Pour moi, l’importance de l’évaluation immobilière est encore sous-estimée par les acheteurs immobiliers. L’estimation est un petit business plan pour un modèle d’affaires réussi et durable dans le cadre de l’exploitation d’une propriété. Et cela inclut également les aspects de durabilité dans l’évaluation globale.
… l’importance de l’estimation immobilière est d’autant plus importante !
Je suis totalement d’accord avec vous. Et c’est aussi pour cette raison que le travail au sein de l’association est très important pour moi. Après nous être réalignés en interne pour l’avenir du système d’estimation au cours des trois dernières années, nous portons maintenant cette voix vers le monde extérieur. Cela s’applique également à nos membres de la Chambre suisse d’experts en estimation. Pour les nouvelles intégrations, nous portons une attention particulière au standing et à la compétence professionnelle lors des entretiens. Parce que l’évaluation des actifs et des investissements immobiliers nécessite une grande expérience et un contact quotidien avec le marché.

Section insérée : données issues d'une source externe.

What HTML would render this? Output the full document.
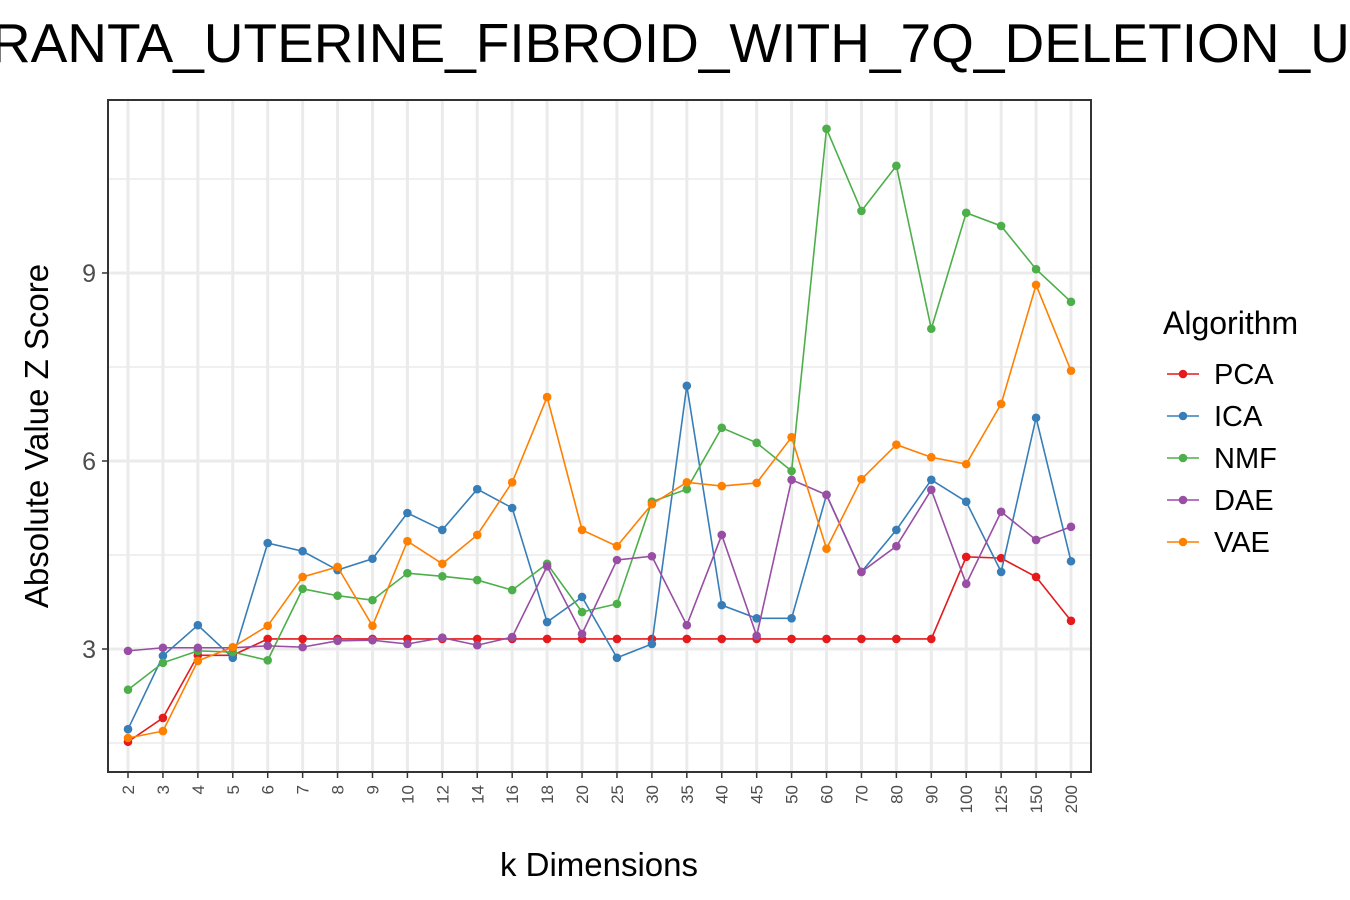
<!DOCTYPE html>
<html><head><meta charset="utf-8"><style>body{margin:0;background:#fff}svg{display:block;font-family:"Liberation Sans",Arial,sans-serif}</style></head>
<body>
<svg id="chart" width="1350" height="900">
<text x="596" y="62" font-size="55" text-anchor="middle" fill="#000">VANHARANTA_UTERINE_FIBROID_WITH_7Q_DELETION_UP</text>
<g id="grid"></g><g id="series"></g><g id="axes"></g>
<text x="599" y="876" font-size="33" text-anchor="middle">k Dimensions</text>
<text transform="translate(48,436) rotate(-90)" font-size="33" text-anchor="middle">Absolute Value Z Score</text>
<g id="legend"></g>
</svg>
<script>
const categories=["2","3","4","5","6","7","8","9","10","12","14","16","18","20","25","30","35","40","45","50","60","70","80","90","100","125","150","200"];
const seriesNames=["PCA","ICA","NMF","DAE","VAE"];
const pca=[1.52,1.90,2.90,2.90,3.16,3.16,3.16,3.16,3.16,3.16,3.16,3.16,3.16,3.16,3.16,3.16,3.16,3.16,3.16,3.16,3.16,3.16,3.16,3.16,4.47,4.45,4.15,3.45];
const ica=[1.72,2.89,3.38,2.86,4.69,4.56,4.26,4.44,5.17,4.90,5.55,5.25,3.43,3.83,2.86,3.08,7.20,3.70,3.49,3.49,5.46,4.23,4.90,5.70,5.35,4.23,6.69,4.40];
const nmf=[2.35,2.78,2.97,2.95,2.82,3.96,3.85,3.78,4.21,4.16,4.10,3.94,4.36,3.59,3.72,5.35,5.55,6.53,6.29,5.84,11.30,9.99,10.71,8.11,9.96,9.75,9.06,8.54];
const dae=[2.97,3.02,3.02,3.02,3.05,3.03,3.13,3.14,3.08,3.18,3.06,3.19,4.32,3.24,4.42,4.48,3.38,4.82,3.21,5.70,5.46,4.23,4.64,5.54,4.04,5.19,4.74,4.95];
const vae=[1.58,1.69,2.81,3.03,3.37,4.15,4.31,3.37,4.72,4.36,4.82,5.66,7.02,4.90,4.64,5.31,5.66,5.60,5.65,6.38,4.60,5.71,6.26,6.06,5.95,6.91,8.81,7.44];
const yTicks=[3,6,9];
const yMinor=[1.5,4.5,7.5,10.5];
const colors=["#e41a1c","#377eb8","#4daf4a","#984ea3","#ff7f00"];
const L=108,R=1091,T=100,B=772;
const n=categories.length;
const x=i=>128+i*(1071-128)/(n-1);
const y=v=>649-(v-3)*62.67;
const NS="http://www.w3.org/2000/svg";
function mk(tag,attrs,parent){const e=document.createElementNS(NS,tag);for(const k in attrs)e.setAttribute(k,attrs[k]);parent.appendChild(e);return e;}
const grid=document.getElementById('grid'),axes=document.getElementById('axes'),ser=document.getElementById('series'),leg=document.getElementById('legend');
yMinor.forEach(v=>{const l=mk('line',{x1:L,x2:R,y1:y(v),y2:y(v),stroke:'#ebebeb','stroke-width':1.5},grid);

});
yTicks.forEach(v=>{const l=mk('line',{x1:L,x2:R,y1:y(v),y2:y(v),stroke:'#ebebeb','stroke-width':3},grid);


const t=mk('text',{x:96,y:y(v)+9,'font-size':25,fill:'#4d4d4d','text-anchor':'end'},axes);t.textContent=v;


const tk=mk('line',{x1:102,x2:L,y1:y(v),y2:y(v),stroke:'#333','stroke-width':1.5},axes);

});
categories.forEach((c,i)=>{const l=mk('line',{x1:x(i),x2:x(i),y1:T,y2:B,stroke:'#ebebeb','stroke-width':3},grid);


const tk=mk('line',{x1:x(i),x2:x(i),y1:B,y2:B+6,stroke:'#333','stroke-width':1.5},axes);


const t=mk('text',{transform:`translate(${x(i)+6},${B+13}) rotate(-90)`,'font-size':17,fill:'#4d4d4d','text-anchor':'end'},axes);t.textContent=c;

});
const fr=mk('rect',{x:L,y:T,width:R-L,height:B-T,fill:'none',stroke:'#333','stroke-width':2},axes);


[pca,ica,nmf,dae,vae].forEach((d,s)=>{const g=mk('g',{},ser);


const p=mk('polyline',{points:d.map((v,i)=>x(i)+','+y(v)).join(' '),fill:'none',stroke:colors[s],'stroke-width':1.6},g);


d.forEach((v,i)=>{const c=mk('circle',{cx:x(i),cy:y(v),r:4.3,fill:colors[s]},g);

});});
const lt=mk('text',{x:1163,y:334,'font-size':32},leg);lt.textContent='Algorithm';


seriesNames.forEach((nm,s)=>{const yy=374+s*42;const g=mk('g',{},leg);


mk('line',{x1:1167,x2:1199,y1:yy,y2:yy,stroke:colors[s],'stroke-width':1.6},g);
mk('circle',{cx:1183,cy:yy,r:4.3,fill:colors[s]},g);
const t=mk('text',{x:1214,y:yy+10,'font-size':29},g);t.textContent=nm;});
</script>
</body></html>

Jetons un coup d’œil à l’avenir du marché immobilier. Il a connu un boom et les prévisions indiquent que cela devrait continuer. Quels en sont les principaux moteurs ?
Le parc immobilier suisse a été considérablement rajeuni, modernisé et agrandi au cours des deux dernières décennies. Le développement de projets était et reste encore le plus grand moteur de création de valeur. Les facteurs d’influence économiques tels que l’environnement de taux bas et les taux d’intérêt négatifs n’ont fait que favoriser cette évolution. La pression à investir a fortement progressé en raison de l’augmentation des quotas immobiliers et de l’afflux important de fonds pour les investissements immobiliers. Cependant, les moteurs les plus importants de ce boom sont de nature sociale, à savoir les changements démographiques et l’immigration. De plus, les besoins en logement ont considérablement augmenté – et pas seulement depuis le confinement. Cependant, nous reconnaissons également une influence croissante des facteurs écologiques et la nécessité d’un renouvellement structurel.
Le secteur de la construction est-il toujours très actif en Suisse ? Et pouvons-nous maintenant nous réjouir de la conversion écologique ?
Le besoin de renouvellement est en fait le principal moteur du marché. Le dernier grand cycle de renouvellement a eu lieu dans les années 1980 jusqu’au début de la crise immobilière du début des années 1990. Et malgré le niveau élevé de l’activité de construction, il existe toujours un grand besoin d’investissement dans les bâtiments existants. Et lorsqu’il s’agit de rénovations totales, la durabilité joue un rôle très important.
Depuis quelques semaines, cependant, les prix de la construction s’envolent et cette tendance devrait se poursuivre. Ces surcoûts ne se reflètent pas encore dans les valeurs immobilières. Les principaux défis du marché concerneront donc ceux qui ne misent sur la durabilité que maintenant. Car cela sera associé à des coûts plus élevés et des processus plus complexes. Si les coûts de construction continuent d’augmenter, il se peut que les aspects liés à la durabilité passent à nouveau au second plan.
Merci beaucoup, M. Gärtner, pour votre temps précieux et cet échange fort intéressant.